The third-quarter earnings report issued by GCL Poly paints the picture of a solar developer in rude good health.
Although the travails of 2012 offer a good comparison for any solar players turning a profit this year, the figures presented by the Chinese power company development subsidiary of GCL-Poly Energy Holdings Ltd, show a rise in net profits to RMB288 million (US$47 million) for January to October. By comparison, net profits for the same period last year were RMB146 million.
Operating income grew from RMB3.54 billion to RMB3.96 billion despite a RMB44 million rise in ‘administrative expenses' to RMB218 million, a RMB26 million rise in financing costs to RMB184 million and an impairment loss on assets of RMB170 million, compared to last year's RMB43 million gain.

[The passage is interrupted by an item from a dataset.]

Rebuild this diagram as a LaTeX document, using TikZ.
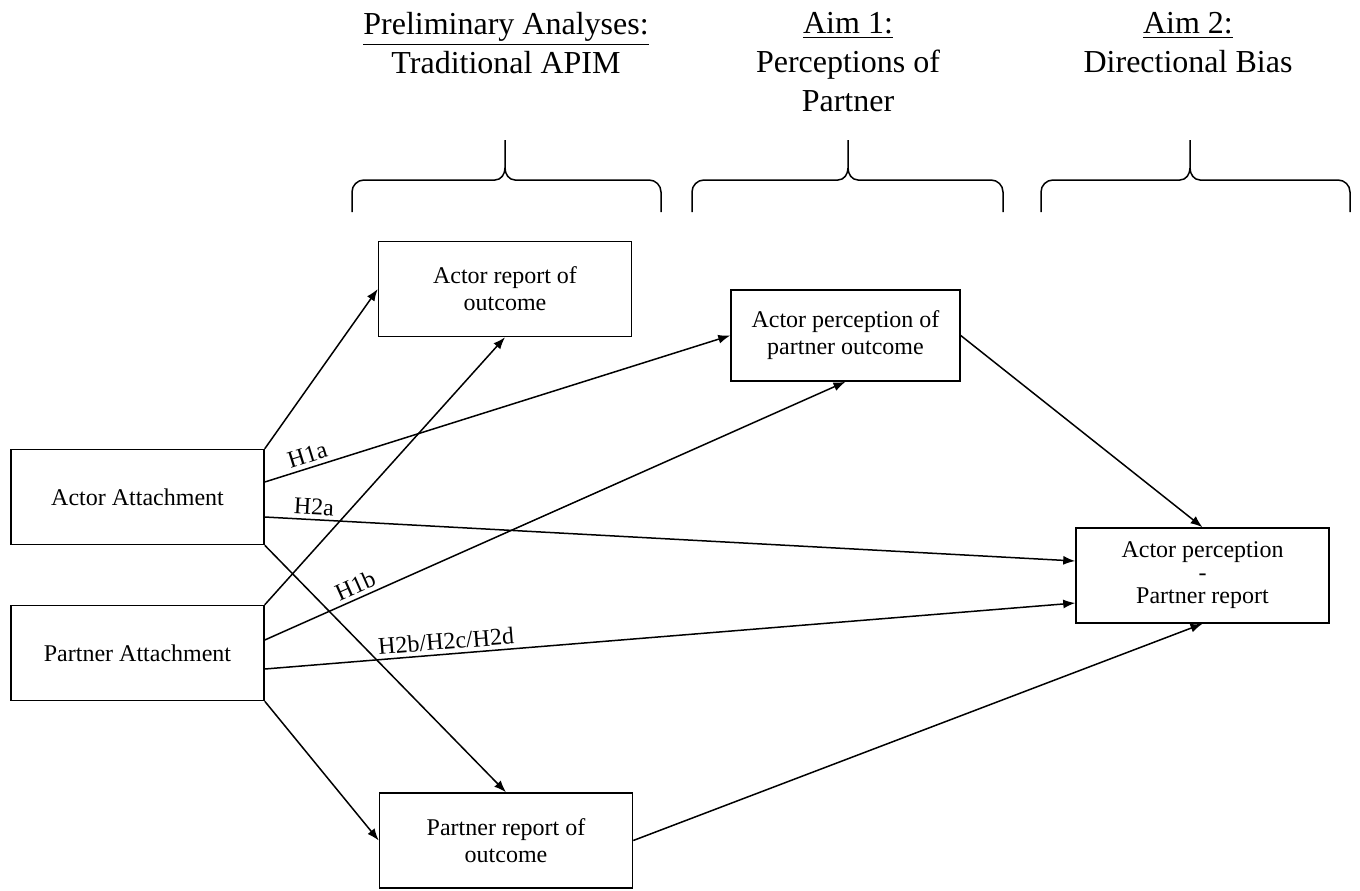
\documentclass[tikz,border=0pt]{standalone}
\usepackage{fontspec}
\setmainfont{Liberation Serif}
\usetikzlibrary{arrows.meta}

\begin{document}
\begin{tikzpicture}[x=0.5pt, y=-0.5pt, line width=0.75pt, >={Latex[length=6pt,width=4.5pt]},
    box/.style={draw, minimum width=126.5pt, minimum height=47.5pt, inner sep=2pt, align=center, font=\fontsize{12}{13.5}\selectfont},
    head/.style={anchor=north, inner sep=0pt, align=center, font=\fontsize{16}{19.5}\selectfont},
    hyp/.style={sloped, above, inner sep=2pt, font=\fontsize{12}{13.5}\selectfont}]

            \useasboundingbox (0,0) rectangle (1360,890);

            % Headings
            \node[head] (prelim) at (506,12) {\underline{Preliminary Analyses:}\\Traditional APIM};
            \node[head] (aim1) at (848,12) {\underline{Aim 1:}\\Perceptions of\\Partner};
            \node[head] (aim2) at (1188,12) {\underline{Aim 2:}\\Directional Bias};

            % Braces
            \foreach \l/\m/\r in {352/505/661, 692/848/1003, 1041/1190/1350}
              \draw (\l,212) -- (\l,192) to[out=90,in=180] (\l+12,180) -- (\m-10,180)
                    to[out=0,in=-90] (\m,168) -- (\m,140) -- (\m,168)
                    to[out=-90,in=180] (\m+10,180) -- (\r-12,180) to[out=0,in=90] (\r,192) -- (\r,212);

            % Nodes
            \node[box] (actor) at (137.5,497) {Actor Attachment};
            \node[box] (partner) at (137.5,653) {Partner Attachment};
            \node[box] (actrep) at (505,289) {Actor report of\\outcome};
            \node[box, minimum width=114.5pt, minimum height=45.5pt] (actperc) at (845.5,335.5) {Actor perception of\\partner outcome};
            \node[box] (partrep) at (506,840.5) {Partner report of\\outcome};
            \node[box] (diff) at (1202.5,575.5) {Actor perception\\[-2pt]-\\[-2pt]Partner report};

            % Edges (directed)
            \draw[->] (actor.north east) -- (actrep.west);
            \draw[->] (partner.north east) -- (actrep.south);
            \draw[->] ([yshift=7.5pt]actor.east) -- node[hyp, pos=0.1] {H1a} (actperc.west);
            \draw[->] ([yshift=6.5pt]partner.east) -- node[hyp, pos=0.165] {H1b} (actperc.south);
            \draw[->] ([yshift=-10pt]actor.east) -- node[hyp, pos=0.06] {H2a} ([yshift=7.25pt]diff.west);
            \draw[->] ([yshift=-8pt]partner.east) -- node[hyp, pos=0.225] {H2b/H2c/H2d} ([yshift=-13.75pt]diff.west);
            \draw[->] (actor.south east) -- (partrep.north);
            \draw[->] (partner.south east) -- (partrep.west);
            \draw[->] (actperc.east) -- (diff.north);
            \draw[->] (partrep.east) -- (diff.south);
            \end{tikzpicture}
\end{document}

The operating income meant operating profits mushroomed from RMB158 million to RMB367 million, helping total profits rise from RMB188 million to RMB398 million.
Staff costs almost halved this year
The healthy top line figures were helped by the company almost halving the wage bill from RMB46 million at the start of the year to RMB26 million at the end of last month which might in part explain the raised admin costs.
The bottom line figures showed total assets for GCL Poly Ltd rose from RMB8 billion at the start of the year to RMB10.3 billion on September 30, although the accounts receivable portion of that rose RMB14 million to RMB625 million.
Total liabilities also rose, from RMB4.8 billion on January 1 to RMB6.5 billion a month ago, with short term borrowings rising from RMB680 million to RMB922 million during the year as long term borrowings widened from RMB1.6 billion to RMB1.9 billion.
The figures were released in an earnings statement to the Hong Kong Stock Exchange today.